While many attendees at the weekly demonstrations are part of the New York Ukrainian community, New Yorkers of all backgrounds also attend the events. One frequent attendee is Bob Brennan, a semi-retired American architect from Brooklyn who said that his goal is to remind Americans that the war in Ukraine is still raging.
“This invasion is barbaric, it’s the worst thing I’ve seen,” he said. “Putin wants to rebuild the USSR and he can’t be allowed to get away with it.”
Not everyone who speaks at the events is part of the core group of event organizers. Messrs. Zgurov and Ponomarov, who have taken lead lately in managing the crowd, have adopted a liberal policy when it comes to outside speakers. They often allow guests to address the crowd so long as they are pro-Ukraine, even if they don’t necessarily agree on every issue.
In January, Seth Galinsky, a member of the Socialist Workers Party and former candidate for New York City Public Advocate, said in a speech that he supported the right of Ukraine to defend itself but disagreed with the sanctions placed on Russia by Western powers.
Gokor Yegnukian, a New Yorker of Armenian descent who began coming to rallies on the first day of the invasion, began addressing the crowd in the fall of 2022 after getting to know the group. He frequently condemns the Russian government and Putin in florid language that goes well beyond what Messrs. Zgurov and Ponomarov would typically say.
“I feel like it’s my duty to show solidarity with Ukraine,” Mr. Yegnukian said. “This is a fight between tyranny and the civilized world.”
Mr. Ponomarov said that in the past year the group has held events with groups from the Iranian and Tigrayan communities and would be open to cooperating with Taiwanese groups. “Free people need to unite,” he said.
The group says they’re very grateful for the support given by the American government and public to Ukraine in the past year. And they believe their events are making a difference.
“I’ve never seen the level of support from people before this, including from businesses and politicians,” Mr. Zgurov said. “I think the demonstrations have influenced people’s views.”
“I’ve seen support for Ukraine in every single place that I’ve been to,” Mr. Krapivkin said. “It means a lot to Ukrainians to see their flag, because it makes them feel safe.”
Ms. Smyrnova added that, “I’ve met very great Americans and appreciate it when people show their support of Ukraine by saying something or donating.”
More than one year after the start of the war, the group has shown no signs of slowing down. After the one-year commemoration event in Times Square, they took a brief break in early March, then resumed their weekly schedule later in the month with events in Manhattan.
When asked for how long they planned to continue holding demonstrations, the group members were adamant: until Ukraine defeats Russia.
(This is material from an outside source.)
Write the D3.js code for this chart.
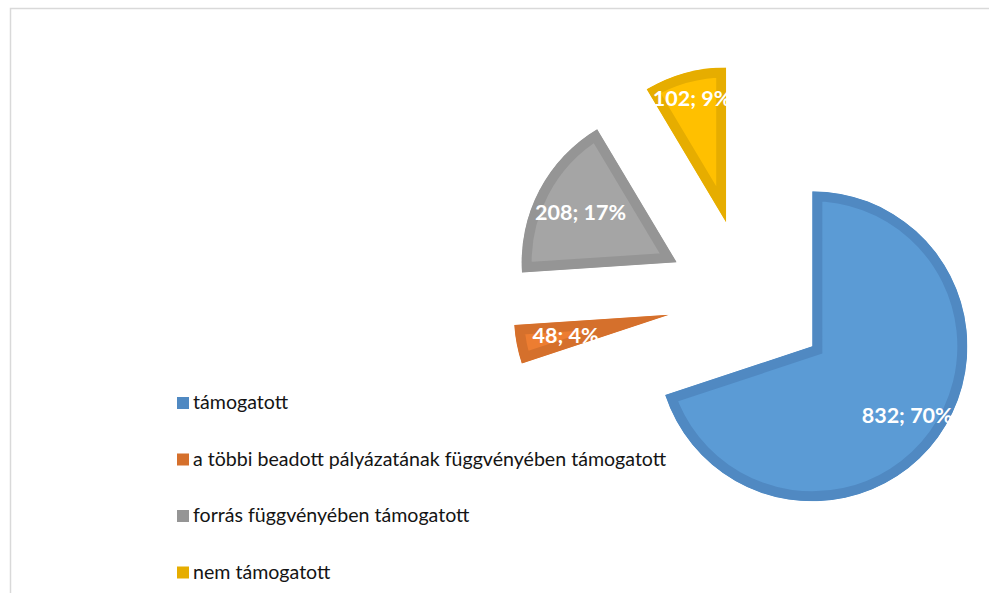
<!DOCTYPE html>
<html lang="hu">
<head>
    <meta charset="UTF-8">
    <title>Pályázatok megoszlása</title>
    <style>
        body {
            margin: 0;
            padding: 0;
            background: #ffffff;
            font-family: Lato, "Open Sans", sans-serif;
        }
        .legend-label {
            font-size: 19.6px;
            fill: #141414;
        }
        .slice-label {
            font-size: 21.5px;
            font-weight: bold;
            fill: #ffffff;
        }
    </style>
</head>
<body>
    <div id="chart"></div>

    <script src="https://d3js.org/d3.v7.min.js"></script>
    <script>
        // data
        const categories = [
            "támogatott",
            "a többi beadott pályázatának függvényében támogatott",
            "forrás függvényében támogatott",
            "nem támogatott"
        ];
        const values = [832, 48, 208, 102];
        const percents = [70, 4, 17, 9];

        const fills = ["#5B9BD5", "#ED7D31", "#A5A5A5", "#FFC000"];
        const borders = ["#5089C2", "#D5702C", "#959595", "#E6AD00"];

        const width = 989;
        const height = 593;

        // pie layout
        const cx = 747.5, cy = 299.5;
        const radius = 155;
        const explode = 80;
        const labelFactor = [0.755, 0.68, 0.70, 0.83];

        const svg = d3.select("#chart").append("svg")
            .attr("width", width)
            .attr("height", height);

        // chart area frame (only top and left edges are visible)
        svg.append("path")
            .attr("d", `M10.5,${height}V8.5H${width}`)
            .attr("fill", "none")
            .attr("stroke", "#d9d9d9")
            .attr("stroke-width", 1.5);

        const pie = d3.pie().sort(null).value(d => d)(values);
        const arc = d3.arc().innerRadius(0).outerRadius(radius);

        const slices = svg.append("g")
            .attr("transform", `translate(${cx},${cy})`)
            .selectAll("g")
            .data(pie)
            .enter().append("g")
            .attr("transform", d => {
                const mid = (d.startAngle + d.endAngle) / 2;
                return `translate(${Math.sin(mid) * explode},${-Math.cos(mid) * explode})`;
            });

        const defs = svg.append("defs");
        pie.forEach((d, i) => {
            defs.append("clipPath")
                .attr("id", "clip" + i)
                .append("path")
                .attr("d", arc(d));
        });

        // border drawn inside the slice only
        slices.append("path")
            .attr("d", arc)
            .attr("fill", (d, i) => fills[i])
            .attr("stroke", (d, i) => borders[i])
            .attr("stroke-width", 20)
            .attr("stroke-linejoin", "miter")
            .attr("clip-path", (d, i) => `url(#clip${i})`);

        slices.append("text")
            .attr("class", "slice-label")
            .attr("text-anchor", "middle")
            .attr("dy", "0.36em")
            .attr("x", (d, i) => Math.sin((d.startAngle + d.endAngle) / 2) * radius * labelFactor[i])
            .attr("y", (d, i) => -Math.cos((d.startAngle + d.endAngle) / 2) * radius * labelFactor[i])
            .text((d, i) => `${values[i]}; ${percents[i]}%`);

        // legend
        const legend = svg.append("g")
            .attr("transform", "translate(177,409)")
            .selectAll("g")
            .data(categories)
            .enter().append("g")
            .attr("transform", (d, i) => `translate(0,${i * 56.5})`);

        legend.append("rect")
            .attr("x", 0)
            .attr("y", -12)
            .attr("width", 12)
            .attr("height", 12)
            .attr("fill", (d, i) => borders[i]);

        legend.append("text")
            .attr("class", "legend-label")
            .attr("x", 16)
            .attr("y", 0)
            .text(d => d);
    </script>
</body>
</html>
“Every single person on the planet is affected by this war and people need to understand that, if we want a future, then Ukraine winning is the only option,” Mr. Krapivkin said.
“People need to understand it's not a silly political game,” Ms. Nikishyna said. “It’s a real thing and Russia is a real threat to the civilized world. If we don't stop it, it could destroy all countries, not just Ukraine. We could continue even after victory, to help with the rebuilding.”
Victory can’t come soon enough for Mr. Ponomarov, who says he has rediscovered his Ukrainian identity by being part of the group. He worries about what a prolonged conflict could mean for Ukraine and the diaspora but has hope that it will end soon.
“We don’t want people to romanticize Ukrainians as tragic warriors,” Mr. Ponomarov said. “Ukraine should be known for progress and building towards a better society. We are a peaceful people who love our language, our music, our history and our barbeques. We want to live in peace, maintain our identity, and be part of the greater world.”